### [Written exercise]
Below is a listing to write out in full, exactly as given, without its pictures.

### [Information provided]
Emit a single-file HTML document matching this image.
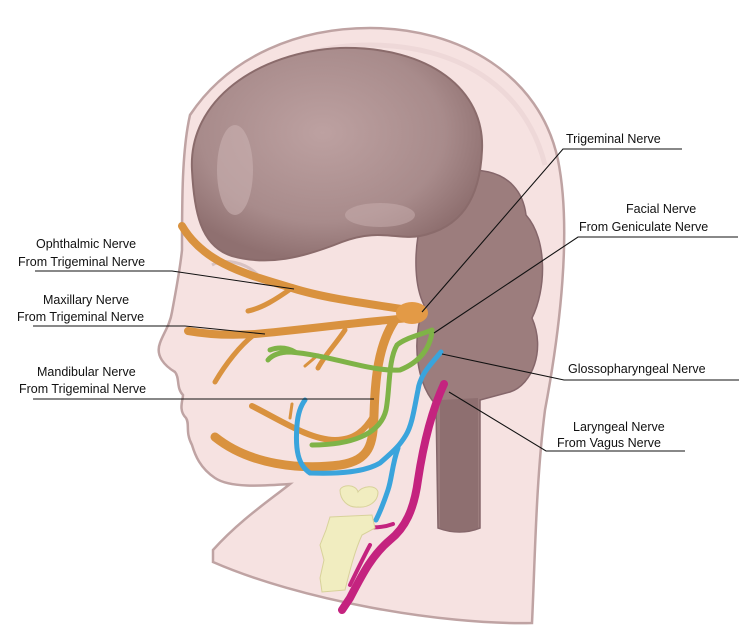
<!DOCTYPE html>
<html><head><meta charset="utf-8"><style>
html,body{margin:0;padding:0;background:#fff;}
svg{display:block;}
text{font-family:"Liberation Sans",Arial,sans-serif;font-size:12.5px;fill:#111;}
</style></head><body>
<svg width="754" height="634" viewBox="0 0 754 634" xmlns="http://www.w3.org/2000/svg">
<defs>
<radialGradient id="br" cx="45%" cy="40%" r="60%"><stop offset="0" stop-color="#bda1a1"/><stop offset="0.7" stop-color="#a88b8b"/><stop offset="1" stop-color="#8f7070"/></radialGradient>
</defs>
<path d="M190,115 C230,55 300,28 370,28 C460,28 540,75 558,160 C572,230 560,330 545,410 C536,480 535,560 532,623 C440,625 300,600 213,562 L213,550 C240,520 270,500 290,484 C260,486 230,488 215,478 C200,468 195,455 192,445 C185,432 190,424 186,418 C178,410 183,400 183,395 C176,388 180,378 175,372 C165,366 155,356 160,343 C163,334 170,325 172,312 C176,290 180,270 182,250 C182,200 182,150 190,115 Z" fill="#f6e2e1" stroke="#bfa3a3" stroke-width="2.5"/>
<path d="M205,120 C245,70 305,45 370,45 C455,45 525,85 545,165" fill="none" stroke="#eed8d8" stroke-width="5"/>
<path d="M425,185 C465,160 520,165 526,215 C548,240 546,290 532,318 C546,350 532,385 510,392 L480,400 L480,528 Q460,536 438,528 L436,405 C418,385 410,345 424,305 C414,285 415,255 418,236 Z" fill="#9c7d7d" stroke="#85666a" stroke-width="1.5"/>
<path d="M440,400 L440,528 Q458,535 478,528 L478,398" fill="#8e6f70"/>
<path d="M192,170 C188,100 258,52 340,48 C430,46 485,90 482,150 C480,200 460,228 420,236 C398,240 378,228 342,242 C302,258 268,266 232,256 C200,246 194,210 192,170 Z" fill="url(#br)" stroke="#8a6b6b" stroke-width="2"/>
<ellipse cx="235" cy="170" rx="18" ry="45" fill="#c9b0b0" opacity="0.6"/>
<ellipse cx="380" cy="215" rx="35" ry="12" fill="#c9b0b0" opacity="0.5"/>
<path d="M212,265 C225,258 245,262 258,275" fill="none" stroke="#d8c2c2" stroke-width="3"/>
<g fill="none" stroke="#d9923f" stroke-linecap="round" stroke-linejoin="round">
<path d="M420,312 C380,305 330,300 292,288 C250,275 205,265 182,226" stroke-width="8"/>
<path d="M292,288 C275,300 262,308 248,311" stroke-width="5"/>
<path d="M410,318 C360,322 300,330 255,334 C225,336 205,334 188,331" stroke-width="8"/>
<path d="M255,334 C240,345 225,365 215,382" stroke-width="5"/>
<path d="M345,330 C335,345 325,355 318,368" stroke-width="5"/>
<path d="M318,355 L305,366" stroke-width="3"/>
<path d="M395,320 C378,345 375,380 374,415 C373,445 370,460 340,465 C300,470 250,465 215,437" stroke-width="9"/>
<path d="M374,415 C365,430 355,440 335,440 C310,440 280,420 252,406" stroke-width="6"/>
<path d="M290,418 L292,404" stroke-width="3"/>
</g>
<ellipse cx="412" cy="313" rx="16" ry="11" fill="#e39a46"/>
<g fill="none" stroke="#7fb347" stroke-linecap="round" stroke-width="5">
<path d="M432,330 C420,335 405,338 397,345 C388,360 390,390 386,410 C380,435 350,445 312,445"/>
<path d="M432,332 C430,348 420,362 400,370 C370,372 330,355 290,352 C280,352 272,355 268,360"/>
<path d="M295,352 C285,346 275,348 270,350"/>
</g>
<g fill="none" stroke="#3aa4dc" stroke-linecap="round" stroke-width="5">
<path d="M441,352 C430,365 420,375 418,390 C414,410 412,425 406,435 C400,445 395,450 380,463 C365,472 340,474 310,473 C298,465 295,450 297,425 C298,412 302,404 305,400"/>
<path d="M398,448 C392,465 392,478 388,490 C384,502 380,512 376,520"/>
</g>
<g fill="none" stroke="#c4237f" stroke-linecap="round" stroke-linejoin="round">
<path d="M444,384 C432,410 424,440 418,480 C414,510 405,528 390,540 C372,555 362,575 350,598 L342,610" stroke-width="8"/>
<path d="M393,524 C385,527 375,528 365,527" stroke-width="4"/>
<path d="M370,545 C362,560 355,575 350,585" stroke-width="4"/>
</g>
<path d="M340,490 C342,484 356,484 358,492 C362,486 376,484 378,492 C378,502 368,508 358,507 C348,508 340,500 340,490 Z" fill="#f1edc0" stroke="#d8d29a"/>
<path d="M330,517 L372,515 L375,528 L362,535 C355,550 350,570 345,590 L322,592 L320,578 L324,560 L320,545 L326,530 Z" fill="#f1edc0" stroke="#d8d29a"/>
<g stroke="#111" stroke-width="1.1" fill="none">
<path d="M682,149 L563,149 L422,312"/>
<path d="M738,237 L578,237 L434,333"/>
<path d="M739,380 L564,380 L442,354"/>
<path d="M685,451 L546,451 L449,392"/>
<path d="M35,271 L172,271 L294,289"/>
<path d="M33,326 L185,326 L265,334"/>
<path d="M33,399 L374,399"/>
</g>
<text x="566" y="143">Trigeminal Nerve</text>
<text x="626" y="213">Facial Nerve</text>
<text x="579" y="231">From Geniculate Nerve</text>
<text x="568" y="373">Glossopharyngeal Nerve</text>
<text x="573" y="431">Laryngeal Nerve</text>
<text x="557" y="447">From Vagus Nerve</text>
<text x="36" y="248">Ophthalmic Nerve</text>
<text x="18" y="266">From Trigeminal Nerve</text>
<text x="43" y="304">Maxillary Nerve</text>
<text x="17" y="321">From Trigeminal Nerve</text>
<text x="37" y="376">Mandibular Nerve</text>
<text x="19" y="393">From Trigeminal Nerve</text>
</svg>
</body></html>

### [Task solution]
Emit a single-file HTML document matching this image.
<!DOCTYPE html>
<html><head><meta charset="utf-8"><style>
html,body{margin:0;padding:0;background:#fff;}
svg{display:block;}
text{font-family:"Liberation Sans",Arial,sans-serif;font-size:12.5px;fill:#111;}
</style></head><body>
<svg width="754" height="634" viewBox="0 0 754 634" xmlns="http://www.w3.org/2000/svg">
<defs>
<radialGradient id="br" cx="45%" cy="40%" r="60%"><stop offset="0" stop-color="#bda1a1"/><stop offset="0.7" stop-color="#a88b8b"/><stop offset="1" stop-color="#8f7070"/></radialGradient>
</defs>
<path d="M190,115 C230,55 300,28 370,28 C460,28 540,75 558,160 C572,230 560,330 545,410 C536,480 535,560 532,623 C440,625 300,600 213,562 L213,550 C240,520 270,500 290,484 C260,486 230,488 215,478 C200,468 195,455 192,445 C185,432 190,424 186,418 C178,410 183,400 183,395 C176,388 180,378 175,372 C165,366 155,356 160,343 C163,334 170,325 172,312 C176,290 180,270 182,250 C182,200 182,150 190,115 Z" fill="#f6e2e1" stroke="#bfa3a3" stroke-width="2.5"/>
<path d="M205,120 C245,70 305,45 370,45 C455,45 525,85 545,165" fill="none" stroke="#eed8d8" stroke-width="5"/>
<path d="M425,185 C465,160 520,165 526,215 C548,240 546,290 532,318 C546,350 532,385 510,392 L480,400 L480,528 Q460,536 438,528 L436,405 C418,385 410,345 424,305 C414,285 415,255 418,236 Z" fill="#9c7d7d" stroke="#85666a" stroke-width="1.5"/>
<path d="M440,400 L440,528 Q458,535 478,528 L478,398" fill="#8e6f70"/>
<path d="M192,170 C188,100 258,52 340,48 C430,46 485,90 482,150 C480,200 460,228 420,236 C398,240 378,228 342,242 C302,258 268,266 232,256 C200,246 194,210 192,170 Z" fill="url(#br)" stroke="#8a6b6b" stroke-width="2"/>
<ellipse cx="235" cy="170" rx="18" ry="45" fill="#c9b0b0" opacity="0.6"/>
<ellipse cx="380" cy="215" rx="35" ry="12" fill="#c9b0b0" opacity="0.5"/>
<path d="M212,265 C225,258 245,262 258,275" fill="none" stroke="#d8c2c2" stroke-width="3"/>
<g fill="none" stroke="#d9923f" stroke-linecap="round" stroke-linejoin="round">
<path d="M420,312 C380,305 330,300 292,288 C250,275 205,265 182,226" stroke-width="8"/>
<path d="M292,288 C275,300 262,308 248,311" stroke-width="5"/>
<path d="M410,318 C360,322 300,330 255,334 C225,336 205,334 188,331" stroke-width="8"/>
<path d="M255,334 C240,345 225,365 215,382" stroke-width="5"/>
<path d="M345,330 C335,345 325,355 318,368" stroke-width="5"/>
<path d="M318,355 L305,366" stroke-width="3"/>
<path d="M395,320 C378,345 375,380 374,415 C373,445 370,460 340,465 C300,470 250,465 215,437" stroke-width="9"/>
<path d="M374,415 C365,430 355,440 335,440 C310,440 280,420 252,406" stroke-width="6"/>
<path d="M290,418 L292,404" stroke-width="3"/>
</g>
<ellipse cx="412" cy="313" rx="16" ry="11" fill="#e39a46"/>
<g fill="none" stroke="#7fb347" stroke-linecap="round" stroke-width="5">
<path d="M432,330 C420,335 405,338 397,345 C388,360 390,390 386,410 C380,435 350,445 312,445"/>
<path d="M432,332 C430,348 420,362 400,370 C370,372 330,355 290,352 C280,352 272,355 268,360"/>
<path d="M295,352 C285,346 275,348 270,350"/>
</g>
<g fill="none" stroke="#3aa4dc" stroke-linecap="round" stroke-width="5">
<path d="M441,352 C430,365 420,375 418,390 C414,410 412,425 406,435 C400,445 395,450 380,463 C365,472 340,474 310,473 C298,465 295,450 297,425 C298,412 302,404 305,400"/>
<path d="M398,448 C392,465 392,478 388,490 C384,502 380,512 376,520"/>
</g>
<g fill="none" stroke="#c4237f" stroke-linecap="round" stroke-linejoin="round">
<path d="M444,384 C432,410 424,440 418,480 C414,510 405,528 390,540 C372,555 362,575 350,598 L342,610" stroke-width="8"/>
<path d="M393,524 C385,527 375,528 365,527" stroke-width="4"/>
<path d="M370,545 C362,560 355,575 350,585" stroke-width="4"/>
</g>
<path d="M340,490 C342,484 356,484 358,492 C362,486 376,484 378,492 C378,502 368,508 358,507 C348,508 340,500 340,490 Z" fill="#f1edc0" stroke="#d8d29a"/>
<path d="M330,517 L372,515 L375,528 L362,535 C355,550 350,570 345,590 L322,592 L320,578 L324,560 L320,545 L326,530 Z" fill="#f1edc0" stroke="#d8d29a"/>
<g stroke="#111" stroke-width="1.1" fill="none">
<path d="M682,149 L563,149 L422,312"/>
<path d="M738,237 L578,237 L434,333"/>
<path d="M739,380 L564,380 L442,354"/>
<path d="M685,451 L546,451 L449,392"/>
<path d="M35,271 L172,271 L294,289"/>
<path d="M33,326 L185,326 L265,334"/>
<path d="M33,399 L374,399"/>
</g>
<text x="566" y="143">Trigeminal Nerve</text>
<text x="626" y="213">Facial Nerve</text>
<text x="579" y="231">From Geniculate Nerve</text>
<text x="568" y="373">Glossopharyngeal Nerve</text>
<text x="573" y="431">Laryngeal Nerve</text>
<text x="557" y="447">From Vagus Nerve</text>
<text x="36" y="248">Ophthalmic Nerve</text>
<text x="18" y="266">From Trigeminal Nerve</text>
<text x="43" y="304">Maxillary Nerve</text>
<text x="17" y="321">From Trigeminal Nerve</text>
<text x="37" y="376">Mandibular Nerve</text>
<text x="19" y="393">From Trigeminal Nerve</text>
</svg>
</body></html>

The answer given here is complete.